**INSTRUCTION**
Include the line with "ax = fig.add_axes([0.279, 0.148, 0.721, 0.822])" and every line before it in the entries below, echoed exactly, but not the pictures.
---+---
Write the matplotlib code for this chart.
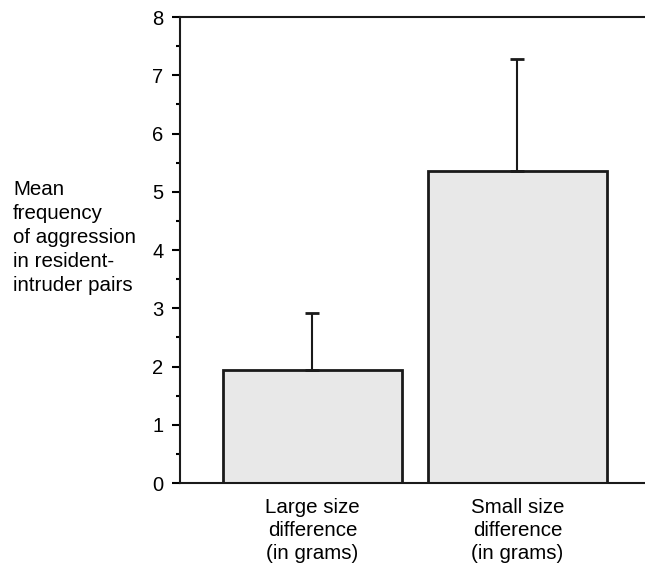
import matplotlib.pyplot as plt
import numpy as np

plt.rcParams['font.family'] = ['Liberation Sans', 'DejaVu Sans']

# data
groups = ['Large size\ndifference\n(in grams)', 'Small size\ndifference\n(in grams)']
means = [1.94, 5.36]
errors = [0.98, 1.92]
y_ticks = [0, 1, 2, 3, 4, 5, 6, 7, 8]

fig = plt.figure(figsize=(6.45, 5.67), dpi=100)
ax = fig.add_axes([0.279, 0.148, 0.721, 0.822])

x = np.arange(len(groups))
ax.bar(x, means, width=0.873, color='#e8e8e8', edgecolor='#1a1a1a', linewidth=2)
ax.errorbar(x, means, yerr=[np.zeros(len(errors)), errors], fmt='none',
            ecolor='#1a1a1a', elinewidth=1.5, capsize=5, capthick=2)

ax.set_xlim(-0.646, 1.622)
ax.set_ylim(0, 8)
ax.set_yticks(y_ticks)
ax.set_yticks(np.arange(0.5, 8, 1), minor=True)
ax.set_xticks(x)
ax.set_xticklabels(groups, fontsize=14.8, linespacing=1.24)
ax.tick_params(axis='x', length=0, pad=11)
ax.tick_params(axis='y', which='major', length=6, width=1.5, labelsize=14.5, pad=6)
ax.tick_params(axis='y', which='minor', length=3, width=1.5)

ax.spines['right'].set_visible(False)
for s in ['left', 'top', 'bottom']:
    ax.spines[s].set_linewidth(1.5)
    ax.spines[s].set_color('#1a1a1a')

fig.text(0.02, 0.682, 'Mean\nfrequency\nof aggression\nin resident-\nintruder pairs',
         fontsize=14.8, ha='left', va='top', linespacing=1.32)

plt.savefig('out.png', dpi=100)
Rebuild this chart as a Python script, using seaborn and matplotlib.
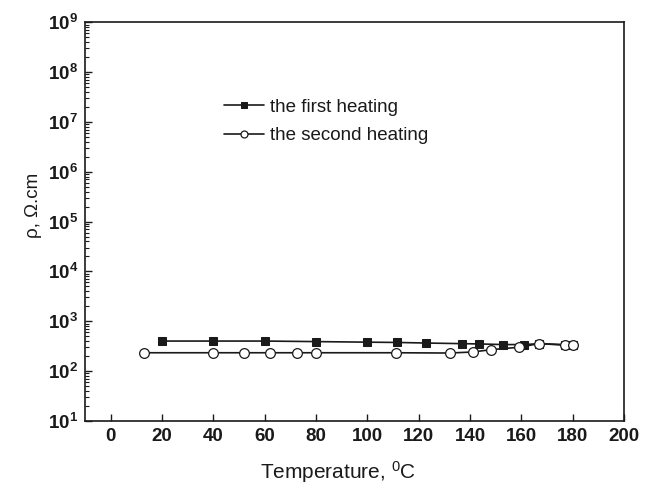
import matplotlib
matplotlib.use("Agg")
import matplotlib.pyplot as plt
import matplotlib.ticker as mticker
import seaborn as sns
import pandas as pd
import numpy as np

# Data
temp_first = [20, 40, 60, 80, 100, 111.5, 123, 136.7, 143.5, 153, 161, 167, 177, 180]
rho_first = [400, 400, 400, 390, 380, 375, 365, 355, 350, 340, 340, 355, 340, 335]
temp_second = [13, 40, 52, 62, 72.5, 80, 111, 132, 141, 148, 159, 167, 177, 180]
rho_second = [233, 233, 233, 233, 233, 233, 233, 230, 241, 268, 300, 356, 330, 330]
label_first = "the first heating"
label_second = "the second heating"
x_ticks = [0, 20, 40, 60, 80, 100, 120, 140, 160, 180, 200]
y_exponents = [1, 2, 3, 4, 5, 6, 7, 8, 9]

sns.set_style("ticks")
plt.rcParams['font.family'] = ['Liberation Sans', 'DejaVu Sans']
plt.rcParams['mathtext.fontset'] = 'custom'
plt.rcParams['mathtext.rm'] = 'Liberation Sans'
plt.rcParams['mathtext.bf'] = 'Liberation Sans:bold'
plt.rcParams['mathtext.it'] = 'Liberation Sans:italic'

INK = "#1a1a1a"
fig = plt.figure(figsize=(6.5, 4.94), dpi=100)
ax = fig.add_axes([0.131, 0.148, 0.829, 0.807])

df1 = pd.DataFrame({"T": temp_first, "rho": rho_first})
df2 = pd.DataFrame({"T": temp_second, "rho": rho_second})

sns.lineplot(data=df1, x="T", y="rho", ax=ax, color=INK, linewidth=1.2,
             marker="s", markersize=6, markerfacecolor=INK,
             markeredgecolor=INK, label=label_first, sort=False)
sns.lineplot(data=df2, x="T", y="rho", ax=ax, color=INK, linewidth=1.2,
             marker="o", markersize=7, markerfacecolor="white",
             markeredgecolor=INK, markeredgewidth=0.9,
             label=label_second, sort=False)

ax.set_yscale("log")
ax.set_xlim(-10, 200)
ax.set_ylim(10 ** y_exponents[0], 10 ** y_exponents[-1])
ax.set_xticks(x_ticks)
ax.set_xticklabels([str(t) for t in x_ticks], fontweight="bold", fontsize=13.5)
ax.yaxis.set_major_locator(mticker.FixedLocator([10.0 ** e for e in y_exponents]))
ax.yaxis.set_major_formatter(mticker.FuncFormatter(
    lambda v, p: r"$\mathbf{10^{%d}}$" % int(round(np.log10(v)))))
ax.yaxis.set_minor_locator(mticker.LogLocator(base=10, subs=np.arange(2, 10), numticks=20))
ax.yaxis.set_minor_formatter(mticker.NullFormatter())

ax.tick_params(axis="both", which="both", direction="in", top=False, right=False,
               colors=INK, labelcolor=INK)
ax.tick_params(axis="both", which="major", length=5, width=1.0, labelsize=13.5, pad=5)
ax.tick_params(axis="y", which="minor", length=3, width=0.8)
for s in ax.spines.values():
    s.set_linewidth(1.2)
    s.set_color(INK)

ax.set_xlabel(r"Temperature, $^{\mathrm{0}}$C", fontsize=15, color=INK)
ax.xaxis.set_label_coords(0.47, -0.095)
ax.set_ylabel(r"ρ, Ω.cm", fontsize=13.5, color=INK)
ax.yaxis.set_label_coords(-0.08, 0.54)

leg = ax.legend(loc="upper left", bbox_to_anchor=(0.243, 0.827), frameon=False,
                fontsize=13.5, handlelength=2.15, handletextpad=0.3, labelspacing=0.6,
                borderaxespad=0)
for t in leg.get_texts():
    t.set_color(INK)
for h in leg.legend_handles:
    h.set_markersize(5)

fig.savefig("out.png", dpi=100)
---+---
**EXPECTED OUTPUT**
Write the matplotlib code for this chart.
import matplotlib.pyplot as plt
import numpy as np

plt.rcParams['font.family'] = ['Liberation Sans', 'DejaVu Sans']

# data
groups = ['Large size\ndifference\n(in grams)', 'Small size\ndifference\n(in grams)']
means = [1.94, 5.36]
errors = [0.98, 1.92]
y_ticks = [0, 1, 2, 3, 4, 5, 6, 7, 8]

fig = plt.figure(figsize=(6.45, 5.67), dpi=100)
ax = fig.add_axes([0.279, 0.148, 0.721, 0.822])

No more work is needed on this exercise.